**Problem details**
Extract the listing below in full, unchanged.

**Data section**
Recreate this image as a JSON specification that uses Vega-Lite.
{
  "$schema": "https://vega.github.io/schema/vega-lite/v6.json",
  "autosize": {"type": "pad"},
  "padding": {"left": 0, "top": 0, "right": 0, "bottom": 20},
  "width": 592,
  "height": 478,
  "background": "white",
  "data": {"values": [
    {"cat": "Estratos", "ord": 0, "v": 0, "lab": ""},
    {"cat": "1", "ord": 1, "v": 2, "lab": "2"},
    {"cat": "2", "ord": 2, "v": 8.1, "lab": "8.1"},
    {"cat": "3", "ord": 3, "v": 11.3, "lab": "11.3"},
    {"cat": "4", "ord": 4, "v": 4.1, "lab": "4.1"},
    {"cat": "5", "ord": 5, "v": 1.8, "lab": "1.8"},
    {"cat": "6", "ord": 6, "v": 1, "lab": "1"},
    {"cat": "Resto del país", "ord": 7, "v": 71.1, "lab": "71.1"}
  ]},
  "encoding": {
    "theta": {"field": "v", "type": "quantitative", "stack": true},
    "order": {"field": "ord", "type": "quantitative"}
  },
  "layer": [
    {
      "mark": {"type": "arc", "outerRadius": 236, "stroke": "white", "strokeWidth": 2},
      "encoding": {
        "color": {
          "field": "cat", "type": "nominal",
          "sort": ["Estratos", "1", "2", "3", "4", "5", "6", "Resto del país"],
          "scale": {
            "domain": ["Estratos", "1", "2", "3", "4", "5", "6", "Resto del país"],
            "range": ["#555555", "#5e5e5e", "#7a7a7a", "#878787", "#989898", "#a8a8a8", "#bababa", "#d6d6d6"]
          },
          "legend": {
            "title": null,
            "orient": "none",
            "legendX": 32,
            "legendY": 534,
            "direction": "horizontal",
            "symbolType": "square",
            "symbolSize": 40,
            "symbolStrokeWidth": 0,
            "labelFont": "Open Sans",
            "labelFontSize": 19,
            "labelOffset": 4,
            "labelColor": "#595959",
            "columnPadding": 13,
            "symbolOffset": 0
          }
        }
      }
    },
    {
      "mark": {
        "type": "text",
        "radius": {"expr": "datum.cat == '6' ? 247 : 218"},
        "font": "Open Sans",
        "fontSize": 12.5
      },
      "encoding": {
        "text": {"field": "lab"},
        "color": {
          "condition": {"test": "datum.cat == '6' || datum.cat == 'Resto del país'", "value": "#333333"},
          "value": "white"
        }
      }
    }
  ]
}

**The response**
Recreate this image as a JSON specification that uses Vega-Lite.
{
  "$schema": "https://vega.github.io/schema/vega-lite/v6.json",
  "autosize": {"type": "pad"},
  "padding": {"left": 0, "top": 0, "right": 0, "bottom": 20},
  "width": 592,
  "height": 478,
  "background": "white",
  "data": {"values": [
    {"cat": "Estratos", "ord": 0, "v": 0, "lab": ""},
    {"cat": "1", "ord": 1, "v": 2, "lab": "2"},
    {"cat": "2", "ord": 2, "v": 8.1, "lab": "8.1"},
    {"cat": "3", "ord": 3, "v": 11.3, "lab": "11.3"},
    {"cat": "4", "ord": 4, "v": 4.1, "lab": "4.1"},
    {"cat": "5", "ord": 5, "v": 1.8, "lab": "1.8"},
    {"cat": "6", "ord": 6, "v": 1, "lab": "1"},
    {"cat": "Resto del país", "ord": 7, "v": 71.1, "lab": "71.1"}
  ]},
  "encoding": {
    "theta": {"field": "v", "type": "quantitative", "stack": true},
    "order": {"field": "ord", "type": "quantitative"}
  },
  "layer": [
    {
      "mark": {"type": "arc", "outerRadius": 236, "stroke": "white", "strokeWidth": 2},
      "encoding": {
        "color": {
          "field": "cat", "type": "nominal",
          "sort": ["Estratos", "1", "2", "3", "4", "5", "6", "Resto del país"],
          "scale": {
            "domain": ["Estratos", "1", "2", "3", "4", "5", "6", "Resto del país"],
            "range": ["#555555", "#5e5e5e", "#7a7a7a", "#878787", "#989898", "#a8a8a8", "#bababa", "#d6d6d6"]
          },
          "legend": {
            "title": null,
            "orient": "none",
            "legendX": 32,
            "legendY": 534,
            "direction": "horizontal",
            "symbolType": "square",
            "symbolSize": 40,
            "symbolStrokeWidth": 0,
            "labelFont": "Open Sans",
            "labelFontSize": 19,
            "labelOffset": 4,
            "labelColor": "#595959",
            "columnPadding": 13,
            "symbolOffset": 0
          }
        }
      }
    },
    {
      "mark": {
        "type": "text",
        "radius": {"expr": "datum.cat == '6' ? 247 : 218"},
        "font": "Open Sans",
        "fontSize": 12.5
      },
      "encoding": {
        "text": {"field": "lab"},
        "color": {
          "condition": {"test": "datum.cat == '6' || datum.cat == 'Resto del país'", "value": "#333333"},
          "value": "white"
        }
      }
    }
  ]
}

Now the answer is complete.